Using the handbook in class: Reading assignments and peer groups
My classes, including a section of Comp 1, start on August 31. This semester I’ll be doing something I never have before: I’ll be giving no whole-chapter reading assignments in the handbook. I’m doing that because I’ve had to acknowledge over the past several years that most of my students simply aren’t reading these assignments, and if they are, they’re not understanding or retaining much.
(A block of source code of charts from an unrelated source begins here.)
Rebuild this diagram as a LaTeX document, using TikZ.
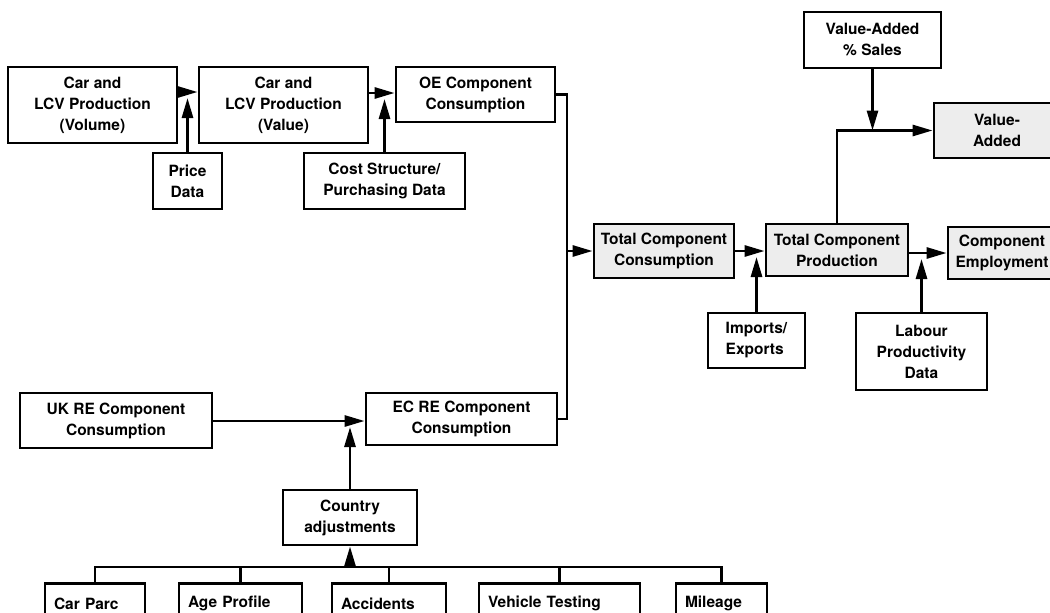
\documentclass[tikz,border=0pt]{standalone}
\usepackage{fontspec}
\setmainfont{TeX Gyre Heros}
\usetikzlibrary{arrows.meta}

\begin{document}
\begin{tikzpicture}[x=1pt,y=-1pt,
    box/.style={draw,line width=2.8pt,align=center,inner sep=1pt,
      font=\bfseries\fontsize{15.5}{21}\selectfont},
    shaded/.style={box,fill=black!7},
    leaf/.style={box,anchor=north,align=left,inner xsep=9pt,minimum height=40pt},
    link/.style={line width=2.8pt},
    arr/.style={line width=2.8pt,-{Triangle[length=20pt,width=11pt]}}]
    \useasboundingbox (0,0) rectangle (1050,613);
    \clip (0,0) rectangle (1050,613);

    % 上排：产量与价值
    \node [box,minimum width=169pt,minimum height=76pt] (vol) at (92.5,105) {Car and\\LCV Production\\(Volume)};
    \node [box,minimum width=169pt,minimum height=76pt] (val) at (283.5,105) {Car and\\LCV Production\\(Value)};
    \node [box,minimum width=159pt,minimum height=55pt] (oe) at (475.5,94.5) {OE Component\\Consumption};
    \node [box,minimum width=69pt,minimum height=56pt] (price) at (187.5,181) {Price\\Data};
    \node [box,minimum width=161pt,minimum height=56pt] (cost) at (384.5,181) {Cost Structure/\\Purchasing Data};

    % 中排：总量
    \node [shaded,minimum width=140pt,minimum height=54pt] (tcons) at (664,251) {Total Component\\Consumption};
    \node [shaded,minimum width=142pt,minimum height=52pt] (tprod) at (837,250) {Total Component\\Production};
    \node [shaded,minimum width=108pt,minimum height=52pt] (cemp) at (1002,253) {Component\\Employment};
    \node [shaded,minimum width=126pt,minimum height=55pt] (vadd) at (997,130.5) {Value-\\Added};
    \node [box,minimum width=137pt,minimum height=56pt] (vas) at (872.5,40) {Value-Added\\\% Sales};
    \node [box,align=left,minimum width=97pt,minimum height=55pt] (imp) at (756.5,340.5) {Imports/\\Exports};
    \node [box,minimum width=131pt,minimum height=77pt] (lab) at (921.5,351.5) {Labour\\Productivity\\Data};

    % 下排：售后市场
    \node [box,minimum width=192pt,minimum height=55pt] (uk) at (116,420.5) {UK RE Component\\Consumption};
    \node [box,minimum width=191pt,minimum height=52pt] (ec) at (461.5,419) {EC RE Component\\Consumption};
    \node [box,minimum width=134pt,minimum height=55pt] (ctry) at (350,517.5) {Country\\adjustments};

    % 底部数据框
    \node [leaf,text width=82pt] (parc) at (95,582) {Car Parc};
    \node [leaf,text width=105pt] (age) at (240.5,582) {Age Profile};
    \node [leaf,text width=96pt] (acc) at (389,582) {Accidents};
    \node [leaf,text width=143pt] (test) at (559.5,582) {Vehicle Testing};
    \node [leaf,text width=73pt] (mile) at (721.5,582) {Mileage};

    % 接入点
    \coordinate (p1) at (187.5,92);
    \coordinate (p2) at (384.5,93);
    \coordinate (merge) at (567,251);
    \coordinate (p3) at (756.5,251);
    \coordinate (p5) at (921.5,253);
    \coordinate (p6) at (350,421);
    \coordinate (bus) at (350,567);

    % 连线
    \draw[arr] (vol.east |- p1) -- (val.west |- p1);
    \draw[arr,shorten >=6pt] (price) -- (p1);
    \draw[arr] (val.east |- p2) -- (oe.west |- p2);
    \draw[arr,shorten >=6pt] (cost) -- (p2);
    \draw[link] (oe.east) -| (merge) |- (ec.east);
    \draw[arr] (merge) -- (tcons.west);
    \draw[arr] (tcons.east) -- (tprod.west |- tcons.east);
    \draw[arr,shorten >=6pt] (imp) -- (p3);
    \draw[arr] (tprod.north) |- (vadd.west);
    \draw[arr] (vas) -- (vas |- vadd.west);
    \draw[arr] (tprod.east |- p5) -- (cemp.west |- p5);
    \draw[arr,shorten >=6pt] (lab) -- (p5);
    \draw[arr] (uk.east |- p6) -- (ec.west |- p6);
    \draw[arr,shorten >=6pt] (ctry) -- (p6);
    \foreach \n in {parc,age,acc,test,mile}
      \draw[link] (\n.north) |- (bus);
    \draw[arr] (bus) -- (ctry.south);

\end{tikzpicture}
\end{document}
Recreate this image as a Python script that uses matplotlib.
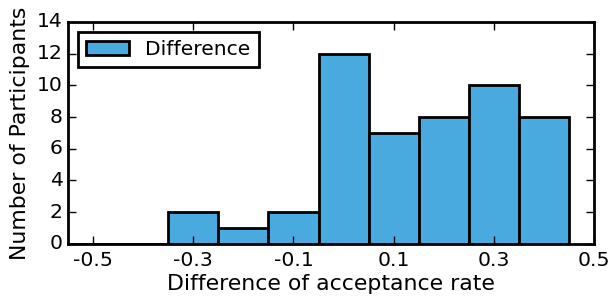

I will be making handbook assignments, though. I’ll be dividing up the material I want them to engage, and assigning groups of students in the class to study specific parts of it and teach it to the rest of the class. On Tuesday, let’s say, one group gets section 8a; another, 8b; another, 8c; and another, 8d. On Thursday they come into class and I put them into groups with the others who read their section. That group gets about 10 minutes’ planning time, and then they stand up and teach the material to the rest of the class. It’s true that this way, each student actually reads only one section of chapter 8. But at least they do really read and really understand that section. And when their group’s presentation ends, I ask the rest of the class to repeat what they just heard. If the class can’t say what they were just taught, the group does it again. This way the group not only really learns their material, but the class really listens to them, asks questions, and comes to understand the material, too.
This all works best, of course, if it’s anchored in a paper that the students are working on. I’ll talk about that in a separate post.